Yes. There are two extraordinary examples in QM of the power of linear algebra/functional analysis: the algebraic development of the Quantum Harmonic Oscillator; and, the algebraic theory of Quantum Angular Momentum. In both cases a minimal set of physical assumptions leads to a full algebraic development of the theory. You might say that the same is true of the QM mathematical formalism in general.

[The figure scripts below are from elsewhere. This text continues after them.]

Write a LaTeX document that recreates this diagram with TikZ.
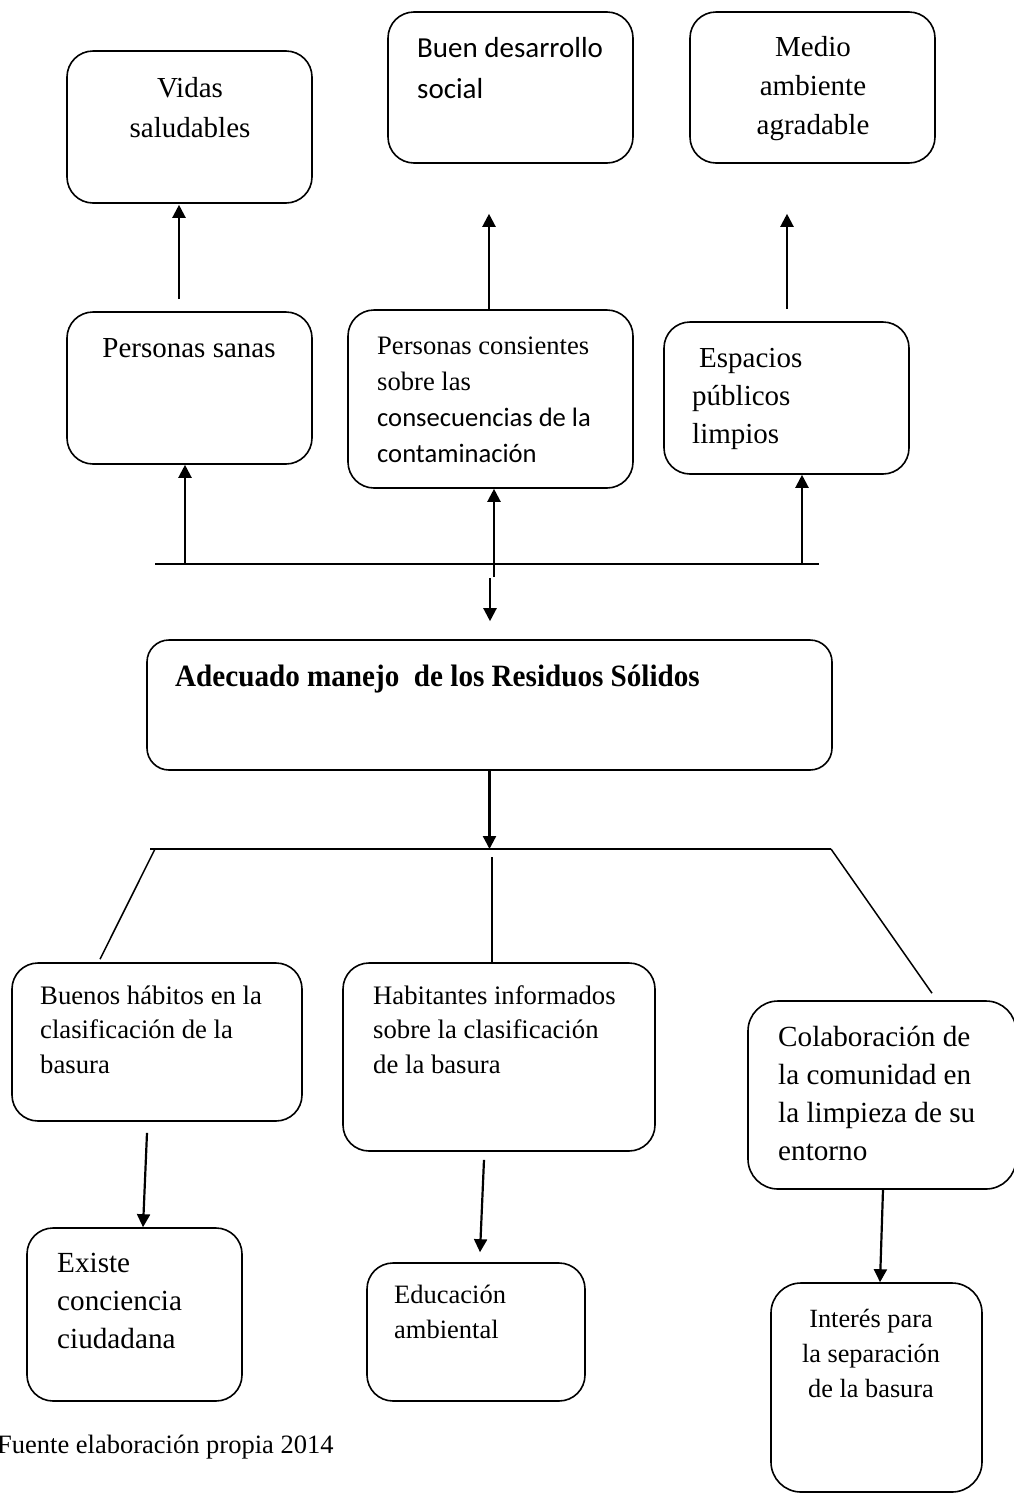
\documentclass[tikz,border=0pt]{standalone}
\usepackage{fontspec}
\setmainfont{Liberation Serif}
\newfontfamily\calib{Carlito}
\usetikzlibrary{arrows.meta}
\tikzset{
  box/.style={draw, line width=1.6pt, rounded corners=26pt, inner sep=0pt},
  arr/.style={line width=2.2pt, -{Triangle[length=13pt,width=13pt]}},
  ln/.style={line width=1.5pt},
  txt/.style={inner sep=0pt, align=left, anchor=base west},
  txtc/.style={inner sep=0pt, align=center, anchor=base},
  fs/.style 2 args={font={\fontsize{#1}{#2}\selectfont}},
  fss/.style 2 args={font={\calib\fontsize{#1}{#2}\selectfont}},
}
\begin{document}
\begin{tikzpicture}[x=1pt,y=-1pt]
\useasboundingbox (0,0) rectangle (1014,1497);
% boxes
\node[box, minimum width=245, minimum height=152] (vidas) at (189.5,127) {};
\node[box, minimum width=245, minimum height=151] (buen) at (510.5,87.5) {};
\node[box, minimum width=245, minimum height=151] (medio) at (812.5,87.5) {};
\node[box, minimum width=245, minimum height=152] (sanas) at (189.5,388) {};
\node[box, minimum width=285, minimum height=178] (consc) at (490.5,399) {};
\node[box, minimum width=245, minimum height=152] (espacios) at (786.5,398) {};
\node[box, rounded corners=22pt, minimum width=685, minimum height=130] (main) at (489.5,705) {};
\node[box, minimum width=290, minimum height=158] (buenos) at (157,1042) {};
\node[box, minimum width=312, minimum height=188] (habit) at (499,1057) {};
\node[box, rounded corners=30pt, minimum width=268, minimum height=188] (colab) at (882,1095) {};
\node[box, minimum width=215, minimum height=173] (existe) at (134.5,1314.5) {};
\node[box, minimum width=218, minimum height=138] (educ) at (476,1332) {};
\node[box, rounded corners=30pt, minimum width=211, minimum height=209] (interes) at (876.5,1387.5) {};
% texts (anchor at baseline of the last line)
\node[txtc, fs={29}{40}] (tvidas) at (190,137) {Vidas\\saludables};
\node[txt, fss={29}{41}] (tbuen) at (417,98) {Buen desarrollo\\social};
\node[txtc, fs={29}{39}] (tmedio) at (813,134) {Medio\\ambiente\\agradable};
\node[txtc, fs={29}{39}] (tsanas) at (189,357) {Personas sanas};
\node[txt, fs={26.6}{36}] (tconsc) at (377,462) {Personas consientes\\sobre las\\{\calib consecuencias de la}\\{\calib contaminación}};
\node[txt, fs={29}{38}] (tesp) at (692,443) {\hspace*{7pt}Espacios\\públicos\\limpios};
\node[txt, fs={31}{38}] (tmain) at (175,686) {\bfseries\scalebox{0.94}[1]{Adecuado manejo\ \ de los Residuos Sólidos}};
\node[txt, fs={26.7}{34.2}] (tbuenos) at (40,1073) {Buenos hábitos en la\\clasificación de la\\basura};
\node[txt, fs={26.7}{34.2}] (thabit) at (373,1073) {Habitantes informados\\sobre la clasificación\\de la basura};
\node[txt, fs={29.2}{37.7}] (tcolab) at (778,1160) {Colaboración de\\la comunidad en\\la limpieza de su\\entorno};
\node[txt, fs={29.2}{38}] (texiste) at (57,1348) {Existe\\conciencia\\ciudadana};
\node[txt, fs={26.5}{35}] (teduc) at (394,1338) {Educación\\ambiental};
\node[txtc, fs={26.3}{35}] (tinter) at (871,1397) {Interés para\\la separación\\de la basura};
\node[txt, fs={26.5}{32}] (tfuente) at (-3,1453) {Fuente elaboración propia 2014};
% bars
\coordinate (barL) at (155,564);
\coordinate (barR) at (819,564);
\coordinate (botL) at (150,849);
\coordinate (botR) at (831,849);
\draw[line width=2.4pt] (barL) -- (barR);
\draw[ln] (botL) -- (botR);
% upper arrows
\draw[arr] ([shift={(-10.5,-12)}]sanas.north) -- ([shift={(-10.5,1)}]vidas.south);
\draw[arr] ([xshift=-1.5pt]consc.north) -- ([shift={(-21.5,50)}]buen.south);
\draw[arr] ([shift={(0.5,-12)}]espacios.north) -- ([shift={(-25.5,50)}]medio.south);
\draw[arr] ([xshift=-4.5pt]barL -| sanas.south) -- ([xshift=-4.5pt]sanas.south);
\draw[arr] ([shift={(3.5,13)}]barL -| consc.south) -- ([xshift=3.5pt]consc.south);
\draw[arr] ([xshift=15.5pt]barL -| espacios.south) -- ([xshift=15.5pt]espacios.south);
\draw[arr] ([shift={(0.5,-61)}]main.north) -- ([shift={(0.5,-18)}]main.north);
\draw[arr] (main.south) -- (main.south |- botL);
% branches
\draw[ln] ([xshift=5pt]botL) -- ([shift={(-57,-3)}]buenos.north);
\draw[ln] ([shift={(-7,-105)}]habit.north) -- ([xshift=-7pt]habit.north);
\draw[ln] (botR) -- ([shift={(50,-7)}]colab.north);
% lower arrows
\draw[arr] ([shift={(-10,11)}]buenos.south) -- ([xshift=8.5pt]existe.north);
\draw[arr] ([shift={(-15,8)}]habit.south) -- ([shift={(4,-10)}]educ.north);
\draw[arr] ([xshift=1pt]colab.south) -- ([xshift=3.5pt]interes.north);
\end{tikzpicture}
\end{document}
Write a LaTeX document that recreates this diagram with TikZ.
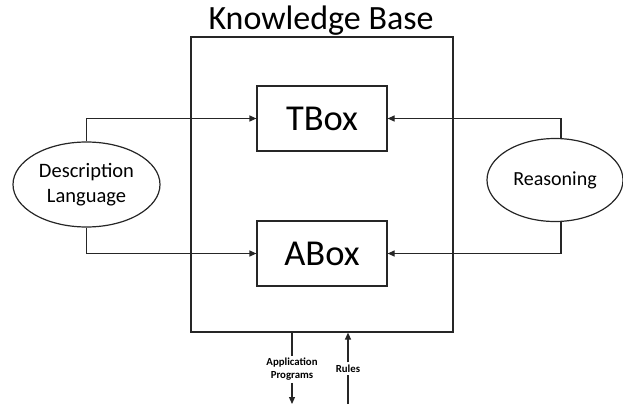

The same is true for the hydrogen atom (the usual non-relativistic theory without fine structure). Thanks to the dynamical symmetry with the Runge-Lenz vector as an additional conserved quantity you can get the energy eigenvalue problem (i.e., the usual simultaneous diagonalization of $\hat{H}$, $\hat{\vec{L}}^2$, and $\hat{L}_3$) by using the representation theory for the groups O(4) (for $E<0$), which can be reduced to the usual angular-momentum representations, ISO(3) (for $E=0$), which is known from the free particle, and $\text{SO}(1,3)^{\text{\uparrow}}$, which can also reduced to the angular-momentum representations. That's in fact the way, how Pauli solved the hydrogen problem for the first time within the matrix-mechanics formulation by Born, Jordan, and Heisenberg (before Schrödinger solved it within his wave-mechanics formalism, which was a great relief for most of the physicists at the time, because the algebraic methods were much less known than the formalism to solve partial differential equations).